I took several free webinars on myopia control during the shut-down, and decided to add this to my practice. I had been wanting to do this since attending a CE dinner six months ago on it, but didn’t have time to re-learn about Ortho-K. During this downtime, I evaluated several Ortho-K systems, and got certified in fitting two of them.
The Ortho-K systems I chose to get certified in (Euclid and the new MoonLens) do not require the doctor to purchase a fitting set. The only cost to implement is the topographer. I needed a topographer anyway, and found one that could also do the dry-eye testing I wanted. I was able to get a fantastic deal with Marco because I am a Vision Source member.

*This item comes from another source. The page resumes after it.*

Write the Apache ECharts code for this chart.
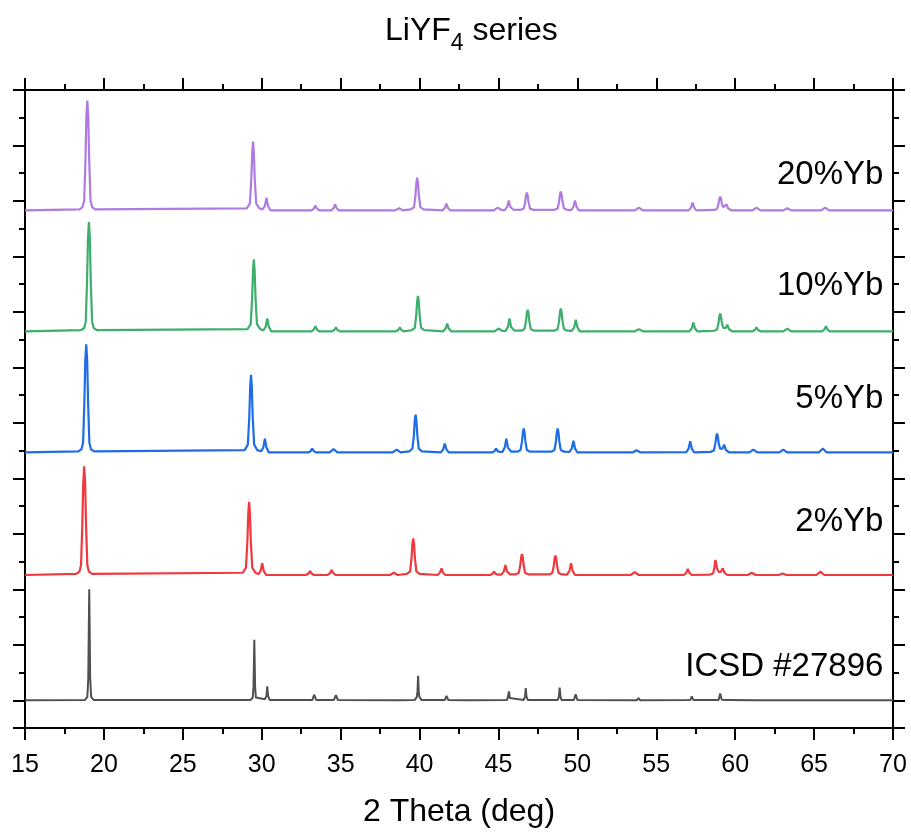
<!DOCTYPE html>
<html>
<head>
<meta charset="utf-8">
<script src="https://cdn.jsdelivr.net/npm/echarts@6/dist/echarts.min.js"></script>
<style>html,body{margin:0;padding:0;background:#fff}#chart{width:911px;height:833px}</style>
</head>
<body>
<div id="chart"></div>
<script>
// ---------- DATA (2θ in degrees, intensity in % of strongest reflection) ----------
const seriesNames = ['ICSD #27896', '2%Yb', '5%Yb', '10%Yb', '20%Yb'];
const xTicks = [15, 20, 25, 30, 35, 40, 45, 50, 55, 60, 65, 70];

const icsd = [[15,0],[18.8,0.3],[18.95,3],[19.01,20],[19.07,100],[19.13,20],[19.19,3],[19.35,0.3],[25,0.2],
[29.3,0.3],[29.43,2.5],[29.48,12],[29.53,54.5],[29.58,12],[29.63,2.5],[29.75,1],[30.2,1],[30.3,4],[30.35,12.5],[30.4,4],[30.5,0.3],
[33.2,0.2],[33.33,5],[33.45,0.2],[34.57,0.2],[34.7,4.5],[34.83,0.2],[38.5,0.1],[38.6,1],[38.7,0.1],
[39.7,0.3],[39.83,3],[39.87,8],[39.91,22],[39.95,8],[39.99,3],[40.12,0.3],[41.6,0.2],[41.71,4],[41.82,0.2],
[42.9,0.1],[43.0,0.8],[43.1,0.1],[45.55,0.3],[45.62,2],[45.67,8],[45.72,2],[45.8,0.3],
[46.6,0.3],[46.68,3],[46.73,11],[46.78,3],[46.86,0.3],[48.75,0.3],[48.83,3],[48.88,11.5],[48.93,3],[49.0,0.3],
[49.78,0.2],[49.89,5.5],[50.0,0.2],[53.77,0.1],[53.87,2],[53.97,0.1],[57.15,0.2],[57.25,3.5],[57.35,0.2],
[58.48,0.2],[58.58,2],[58.68,0.2],[58.95,0.3],[59.05,6],[59.15,0.5],[59.43,0.2],[59.53,2],[59.63,0.2],
[61.18,0.1],[61.28,1.5],[61.38,0.1],[63.1,0.1],[63.2,1],[63.3,0.1],[65.65,0.1],[65.75,1],[65.85,0.1],[70,0]];

const yb2 = [[15,0],
[18.25,1],[18.45,3],[18.55,9],[18.63,44],[18.69,83],[18.75,98],[18.81,83],[18.87,44],[18.95,9],[19.05,3],[19.25,1],
[28.8,2],[29.0,6.6],[29.09,30],[29.15,56],[29.2,66],[29.25,56],[29.31,30],[29.4,6.6],[29.6,2],
[29.8,0.8],[29.93,3.7],[30.03,10.5],[30.13,3.7],[30.28,0],
[32.81,0],[32.96,1.3],[33.06,3.6],[33.16,1.3],[33.31,0],
[34.18,0],[34.33,1.6],[34.43,4.5],[34.53,1.6],[34.68,0],
[38.12,0],[38.37,2],[38.62,0],
[39.2,1],[39.4,3.3],[39.49,15],[39.55,28],[39.6,33],[39.65,28],[39.71,15],[39.8,3.3],[40.0,1],
[41.14,0],[41.29,2.1],[41.39,6],[41.49,2.1],[41.64,0],
[44.47,0],[44.62,1],[44.72,3],[44.82,1],[44.97,0.3],
[45.19,0.3],[45.34,3.2],[45.44,9],[45.54,3.2],[45.74,0.6],
[46.09,0.6],[46.29,1.9],[46.38,8.5],[46.44,16],[46.49,19],[46.54,16],[46.6,8.5],[46.69,1.9],[46.89,0.6],
[48.21,0.5],[48.41,1.8],[48.5,7.9],[48.56,15],[48.61,17.5],[48.66,15],[48.72,7.9],[48.81,1.8],[49.01,0.5],
[49.35,0.4],[49.5,3.7],[49.6,10.5],[49.7,3.7],[49.85,0],
[53.38,0],[53.63,2.5],[53.88,0],
[56.75,0],[56.9,1.9],[57.0,5.5],[57.1,1.9],[57.25,0],
[58.4,0.4],[58.6,1.4],[58.68,6],[58.72,11.5],[58.75,13.5],[58.78,11.5],[58.85,6],[58.95,2.8],[59.1,3],[59.22,6],[59.32,2.1],[59.5,0],
[60.8,0],[61.05,2],[61.3,0],
[62.75,0],[63.0,1.3],[63.25,0],
[65.15,0],[65.4,3],[65.65,0],[70,0]];

const yb5 = [[15,0],
[18.38,1],[18.58,2.9],[18.68,8.8],[18.76,44],[18.82,83],[18.88,97.5],[18.94,83],[19.0,44],[19.08,8.8],[19.18,2.9],[19.38,1],
[28.92,2.1],[29.12,7],[29.21,31.5],[29.27,59.5],[29.32,70],[29.37,59.5],[29.43,31.5],[29.52,7],[29.72,2.1],
[29.95,1],[30.1,4.4],[30.2,12.5],[30.3,4.4],[30.45,0],
[32.95,0],[33.1,1.2],[33.2,3.5],[33.3,1.2],[33.45,0],
[34.3,0],[34.55,3],[34.8,0],
[38.3,0],[38.55,2.5],[38.8,0],
[39.35,1],[39.55,3.4],[39.64,15.3],[39.7,29],[39.75,34],[39.8,29],[39.86,15.3],[39.95,3.4],[40.15,1],
[41.35,0],[41.5,2.8],[41.6,8],[41.7,2.8],[41.85,0],
[44.6,0],[44.75,1.2],[44.85,3.5],[44.95,1.2],[45.1,0.4],
[45.25,0.5],[45.4,4.4],[45.5,12.5],[45.6,4.4],[45.8,0.8],
[46.2,0.7],[46.4,2.2],[46.49,9.7],[46.55,18.3],[46.6,21.5],[46.65,18.3],[46.71,9.7],[46.8,2.2],[47.0,0.7],
[48.35,0.7],[48.55,2.2],[48.64,9.7],[48.7,18.3],[48.75,21.5],[48.8,18.3],[48.86,9.7],[48.95,2.2],[49.15,0.7],
[49.5,0.4],[49.65,3.7],[49.75,10.5],[49.85,3.7],[50.0,0],
[53.5,0],[53.75,2],[54.0,0],
[56.9,0.3],[57.05,3.5],[57.15,10],[57.25,3.5],[57.4,0],
[58.45,0.5],[58.65,1.7],[58.74,7.7],[58.8,14.5],[58.85,17],[58.9,14.5],[58.96,7.7],[59.05,3.5],[59.2,3.5],[59.3,7],[59.4,2.5],[59.6,0],
[60.9,0],[61.15,2.5],[61.4,0],
[62.8,0],[63.05,2.5],[63.3,0],
[65.3,0],[65.55,3.5],[65.8,0],[70,0]];

const yb10 = [[15,0],
[18.55,1],[18.75,3],[18.85,8.9],[18.93,44],[18.99,84],[19.05,98.5],[19.11,84],[19.17,44],[19.25,8.9],[19.35,3],[19.55,1],
[29.1,2],[29.3,6.5],[29.39,29],[29.45,55],[29.5,65],[29.55,55],[29.61,29],[29.7,6.5],[29.9,2],
[30.1,0.8],[30.25,4],[30.35,11.5],[30.45,4],[30.6,0],
[33.15,0],[33.3,1.6],[33.4,4.5],[33.5,1.6],[33.65,0],
[34.45,0],[34.6,1.2],[34.7,3.5],[34.8,1.2],[34.95,0],
[38.5,0],[38.65,1.2],[38.75,3.5],[38.85,1.2],[39.0,0],
[39.5,1],[39.7,3.2],[39.79,14.4],[39.85,27],[39.9,32],[39.95,27],[40.01,14.4],[40.1,3.2],[40.3,1],
[41.5,0],[41.65,2.5],[41.75,7],[41.85,2.5],[42.0,0],
[44.75,0],[45.0,2.5],[45.25,0.3],
[45.45,0.4],[45.6,4],[45.7,11.5],[45.8,4],[46.0,0.7],
[46.45,0.6],[46.65,2],[46.74,8.8],[46.8,16.6],[46.85,19.5],[46.9,16.6],[46.96,8.8],[47.05,2],[47.25,0.6],
[48.55,0.6],[48.75,2],[48.84,9.2],[48.9,17.4],[48.95,20.5],[49.0,17.4],[49.06,9.2],[49.15,2],[49.35,0.6],
[49.65,0.4],[49.8,3.7],[49.9,10.5],[50.0,3.7],[50.15,0],
[53.65,0],[53.9,2],[54.15,0],
[57.1,0],[57.25,2.8],[57.35,8],[57.45,2.8],[57.6,0],
[58.65,0.5],[58.85,1.6],[58.94,7.2],[59.0,13.6],[59.05,16],[59.1,13.6],[59.16,7.2],[59.25,3.2],[59.4,3],[59.5,6],[59.6,2.1],[59.8,0],
[61.1,0],[61.25,1.2],[61.35,3.5],[61.45,1.2],[61.6,0],
[63.05,0],[63.3,2.5],[63.55,0],
[65.5,0],[65.65,1.6],[65.75,4.5],[65.85,1.6],[66.0,0],[70,0]];

const yb20 = [[15,0],
[18.45,1],[18.65,3],[18.75,8.9],[18.83,44.5],[18.89,84],[18.95,99],[19.01,84],[19.07,44.5],[19.15,8.9],[19.25,3],[19.45,1],
[29.05,1.9],[29.25,6.2],[29.34,28],[29.4,52.7],[29.45,62],[29.5,52.7],[29.56,28],[29.65,6.2],[29.85,1.9],
[30.05,0.8],[30.2,4],[30.3,11.5],[30.4,4],[30.55,0],
[33.15,0],[33.3,1.6],[33.4,4.5],[33.5,1.6],[33.65,0],
[34.4,0],[34.55,1.9],[34.65,5.5],[34.75,1.9],[34.9,0],
[38.45,0],[38.7,2],[38.95,0],
[39.45,0.9],[39.65,3],[39.74,13.3],[39.8,25],[39.85,29.5],[39.9,25],[39.96,13.3],[40.05,3],[40.25,0.9],
[41.45,0],[41.6,2.1],[41.7,6],[41.8,2.1],[41.95,0],
[44.7,0],[44.95,2.5],[45.2,0.3],
[45.4,0.3],[45.55,3.2],[45.65,9],[45.75,3.2],[45.95,0.6],
[46.4,0.5],[46.6,1.6],[46.69,7.2],[46.75,13.6],[46.8,16],[46.85,13.6],[46.91,7.2],[47.0,1.6],[47.2,0.5],
[48.55,0.5],[48.75,1.7],[48.84,7.7],[48.9,14.5],[48.95,17],[49.0,14.5],[49.06,7.7],[49.15,1.7],[49.35,0.5],
[49.6,0.3],[49.75,3.2],[49.85,9],[49.95,3.2],[50.1,0],
[53.65,0],[53.9,2.5],[54.15,0],
[57.05,0],[57.2,2.5],[57.3,7],[57.4,2.5],[57.55,0],
[58.65,0.4],[58.85,1.3],[58.94,5.6],[59.0,10.6],[59.05,12.5],[59.1,10.6],[59.16,5.6],[59.25,2.8],[59.35,2.8],[59.45,5.5],[59.55,1.9],[59.75,0],
[61.1,0],[61.35,2.5],[61.6,0],
[63.05,0],[63.3,2],[63.55,0],
[65.45,0],[65.7,2.5],[65.95,0],[70,0]];

const patterns = [icsd, yb2, yb5, yb10, yb20];
// vertical stacking offsets (axis units) and scale (axis units per %)
const offsets = [0, 2.258, 4.467, 6.65, 8.83];
const unitsPerPercent = 0.02;

// ---------- LAYOUT / STYLE ----------
const colors = ['#505050', '#F0393F', '#1F6DE6', '#3DAE6C', '#B07BE0'];
const lineWidths = [2, 2.2, 2.2, 2.2, 2.2];
const labelAnchors = [[69.39, 0.6], [69.39, 3.21], [69.39, 5.43], [69.39, 7.47], [69.39, 9.47]];
const FONT = "'Liberation Sans', Arial, sans-serif";

const chart = echarts.init(document.getElementById('chart'), null, {renderer: 'canvas'});

const tickCommon = {
  axisLine: {show: true, onZero: false, lineStyle: {color: '#000', width: 2}},
  axisTick: {show: true, inside: false, length: 12, lineStyle: {color: '#000', width: 2}},
  minorTick: {show: true, splitNumber: 2, length: 6, lineStyle: {color: '#000', width: 2}},
  splitLine: {show: false},
  minorSplitLine: {show: false}
};

const series = patterns.map((p, i) => ({
  name: seriesNames[i],
  type: 'line',
  xAxisIndex: 0, yAxisIndex: 0,
  showSymbol: false,
  symbol: 'none',
  smooth: false,
  silent: true,
  lineStyle: {color: colors[i], width: lineWidths[i]},
  itemStyle: {color: colors[i]},
  data: p.map(d => [d[0], offsets[i] + d[1] * unitsPerPercent]),
  z: 2
}));

series.push({
  type: 'scatter',
  xAxisIndex: 0, yAxisIndex: 0,
  symbolSize: 0,
  silent: true,
  itemStyle: {opacity: 1},
  data: labelAnchors.map((a, i) => ({value: a, name: seriesNames[i]})),
  label: {
    show: true, position: 'left', distance: 0,
    formatter: d => d.name,
    fontSize: 33, color: '#000', opacity: 1, fontFamily: FONT
  },
  z: 5
});

chart.setOption({
  animation: false,
  backgroundColor: '#fff',
  textStyle: {fontFamily: FONT},
  title: {
    text: '{a|LiYF}{s|4}{a| series}',
    left: 380, top: 10,
    textStyle: {
      fontWeight: 'normal',
      rich: {
        a: {fontSize: 32, fontWeight: 'normal', color: '#000', fontFamily: FONT, lineHeight: 34, verticalAlign: 'top'},
        s: {fontSize: 23, fontWeight: 'normal', color: '#000', fontFamily: FONT, lineHeight: 23, verticalAlign: 'top', padding: [17, 0, 0, 0]}
      }
    }
  },
  grid: {left: 25, right: 18, top: 90, bottom: 101, containLabel: false},
  xAxis: [
    Object.assign({
      type: 'value', position: 'bottom', min: 15, max: 70, interval: 5,
      name: '2 Theta (deg)', nameLocation: 'middle', nameGap: 68,
      nameTextStyle: {fontSize: 32, color: '#000', fontFamily: FONT},
      axisLabel: {show: true, fontSize: 25, color: '#000', margin: 25, fontFamily: FONT,
        formatter: v => xTicks.indexOf(v) >= 0 ? String(v) : ''}
    }, tickCommon),
    Object.assign({
      type: 'value', position: 'top', min: 15, max: 70, interval: 5,
      axisLabel: {show: false}
    }, tickCommon)
  ],
  yAxis: [
    Object.assign({
      type: 'value', position: 'left', min: -0.5, max: 11, minInterval: 1, maxInterval: 1,
      axisLabel: {show: false}
    }, tickCommon),
    Object.assign({
      type: 'value', position: 'right', min: -0.5, max: 11, minInterval: 1, maxInterval: 1,
      axisLabel: {show: false}
    }, tickCommon)
  ],
  series: series
});
</script>
</body>
</html>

I could make my payment on the topographer with less than one Ortho-K fitting a month. The dry-eye testing will also allow me to bring back more patients for medical dry eye follow-ups.
My head tech is great at helping me implement new technology and protocols. We are proud of all the technology we have in the office. I think it will be easier to implement new protocols (for dry-eye screening/follow-ups and for myopia control consults/Ortho-K fitting) at this time because we have spaced out the appointments and have more time for patient education or additional testing.
Expanded Dry-Eye Services
I have also been wanting to do more with the dry-eye section of my practice. I was interested in adding testing, including meibography, and had planned to explore my options at Vision Expo East before it was cancelled. I took this time to call/e-mail/meet virtually with several dry-eye vendor reps, and found a piece of equipment that does both topography for Ortho-K fitting and a meibography/dry eye report for objective dry-eye testing.

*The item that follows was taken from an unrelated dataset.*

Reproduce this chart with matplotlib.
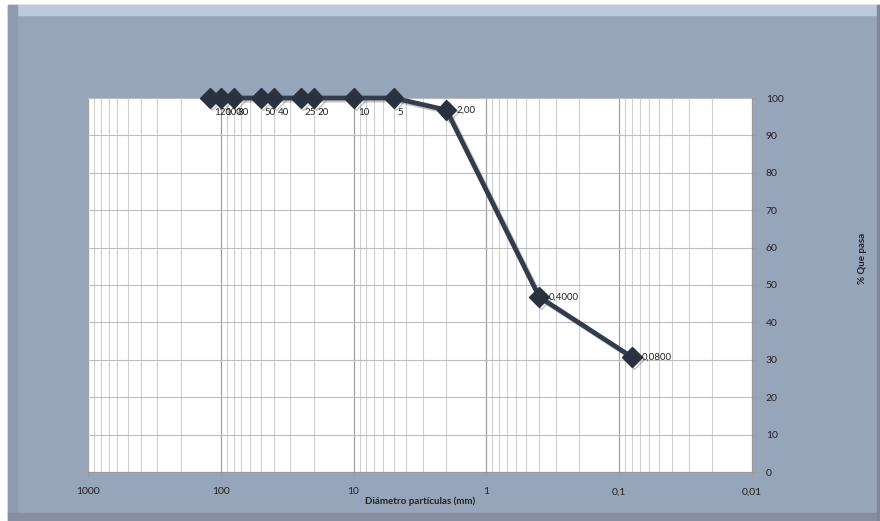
import matplotlib.pyplot as plt
import matplotlib.patches as mpatches
import matplotlib.patheffects as pe
from matplotlib.ticker import FixedLocator, LogLocator, NullFormatter

plt.rcParams['font.family'] = ['Lato', 'DejaVu Sans']

# datos de la curva granulometrica
diametros = [120, 100, 80, 50, 40, 25, 20, 10, 5, 2.0, 0.4, 0.08]
pasa = [100, 100, 100, 100, 100, 100, 100, 100, 100, 96.8, 46.8, 30.7]
etiquetas = ['120', '100', '80', '50', '40', '25', '20', '10', '5', '2,00', '0,4000', '0,0800']

x_ticks = [1000, 100, 10, 1, 0.1, 0.01]
x_tick_labels = ['1000', '100', '10', '1', '0,1', '0,01']
y_ticks = [0, 10, 20, 30, 40, 50, 60, 70, 80, 90, 100]

fondo = '#97a5bb'
fig = plt.figure(figsize=(8.8, 5.21), dpi=100)
fig.patch.set_facecolor('white')

# marco tipo Excel (bisel)
W, H = 880, 521
def rect(x0, y0, x1, y1, color):
    fig.patches.append(mpatches.Rectangle((x0 / W, 1 - y1 / H), (x1 - x0) / W, (y1 - y0) / H,
                                          transform=fig.transFigure, color=color, zorder=-5))
rect(8, 5, 880, 521, fondo)
rect(8, 5, 880, 15, '#bccade')
rect(8, 5, 17, 515, '#8e9bb1')
rect(8, 513, 880, 521, '#868ea0')
rect(877, 5, 880, 521, '#7f889b')

ax = fig.add_axes([88 / W, 1 - 472 / H, (752 - 88) / W, (472 - 98) / H])
ax.set_facecolor('white')
ax.set_xscale('log')
ax.set_xlim(1000, 0.01)
ax.set_ylim(0, 100)

ax.xaxis.set_major_locator(FixedLocator(x_ticks))
ax.set_xticks(x_ticks)
ax.set_xticklabels(x_tick_labels)
ax.xaxis.set_minor_locator(LogLocator(base=10, subs=range(2, 10), numticks=20))
ax.xaxis.set_minor_formatter(NullFormatter())
ax.set_yticks(y_ticks)
ax.yaxis.tick_right()
ax.yaxis.set_label_position('right')

ax.grid(True, which='major', axis='x', color='#a0a0a0', linewidth=0.9)
ax.grid(True, which='minor', axis='x', color='#cfcfcf', linewidth=0.8)
ax.grid(True, which='major', axis='y', color='#bdbdbd', linewidth=0.8)
ax.set_axisbelow(True)

for lado in ['top', 'left']:
    ax.spines[lado].set_visible(False)
for lado in ['bottom', 'right']:
    ax.spines[lado].set_color('#9a9a9a')
ax.tick_params(axis='both', which='major', labelsize=7.5, colors='#9a9a9a',
               labelcolor='#222222', length=3, pad=8)
ax.tick_params(axis='x', which='minor', length=0)
ax.tick_params(axis='y', pad=7)

sombra = [pe.SimpleLineShadow(offset=(1.5, -1.5), shadow_color='#555555', alpha=0.35), pe.Normal()]
ax.plot(diametros, pasa, color='#323c4d', linewidth=3.4, marker='D', markersize=10,
        markerfacecolor='#2b323f', markeredgecolor='#2b323f', clip_on=False, zorder=5,
        path_effects=sombra)

for x, y, t in zip(diametros, pasa, etiquetas):
    if y >= 100:
        ax.annotate(t, (x, y), xytext=(3, -12), textcoords='offset points',
                    fontsize=7, color='#222222', zorder=6)
    else:
        ax.annotate(t, (x, y), xytext=(7, 0), textcoords='offset points',
                    fontsize=7, color='#222222', va='center', zorder=6)

ax.set_xlabel('Diámetro partículas (mm)', fontsize=7, fontweight='bold', color='#222222', labelpad=0)
fig.text(862 / W, 1 - 258 / H, '% Que pasa', rotation=90, fontsize=7, fontweight='bold',
         color='#222222', ha='center', va='center')

fig.savefig('out.png', dpi=100, facecolor=fig.get_facecolor())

I have a contact lens specialist, who started with me a couple weeks before the shutdown. She is thrilled to have this new technology to enhance her evaluations, and will be able to bill more for her services.
Opportunity to Prescribe & Sell More Computer Glasses
We’ve had a lot of patients calling because they’re having trouble with their eyes from the extended amount of time they spent in front of a screen during the shutdown.
Many patients are working from home, kids are doing school work online, meetings and extracurricular activities are done online, and people are spending their spare time on social media or playing video games. I’m hearing a lot of complaints of eyestrain and headaches.
We offer neurolenses in our office, and I anticipate prescribing a lot more of these lenses, which ease convergence demand with contoured prism while blocking blue light. The prescribing process will be easier because I have more time with each patient to thoroughly educate them and answer their questions.
Marketing New Services to Patients
I think we need to take advantage of the extra time we now have with patients to discuss specialty services, like neurolenses and Ortho-K. If we do that, we’ll find ourselves building better relationships with patients and bringing in more revenue per exam at the same time. I will have to continue to schedule a higher ratio of medical or self-pay patients to vision plan patients as we get back to “normal.” The reimbursements from vision plans are not going to cover the extra time we need to take with each patient and the masks, cleaning supplies and other safety investments.
I became more active on my practice’s social media pages during the shutdown. I am doing announcements about our new services through social media. We already have a good referral network with local MD offices because of the specialties we currently offer: low vision, neuro-optometric rehab and specialty contact lenses, so it has been easy to let them know we now offer myopia control. Word-of-mouth from current patients will also be important in getting new dry eye and Ortho-K appointments.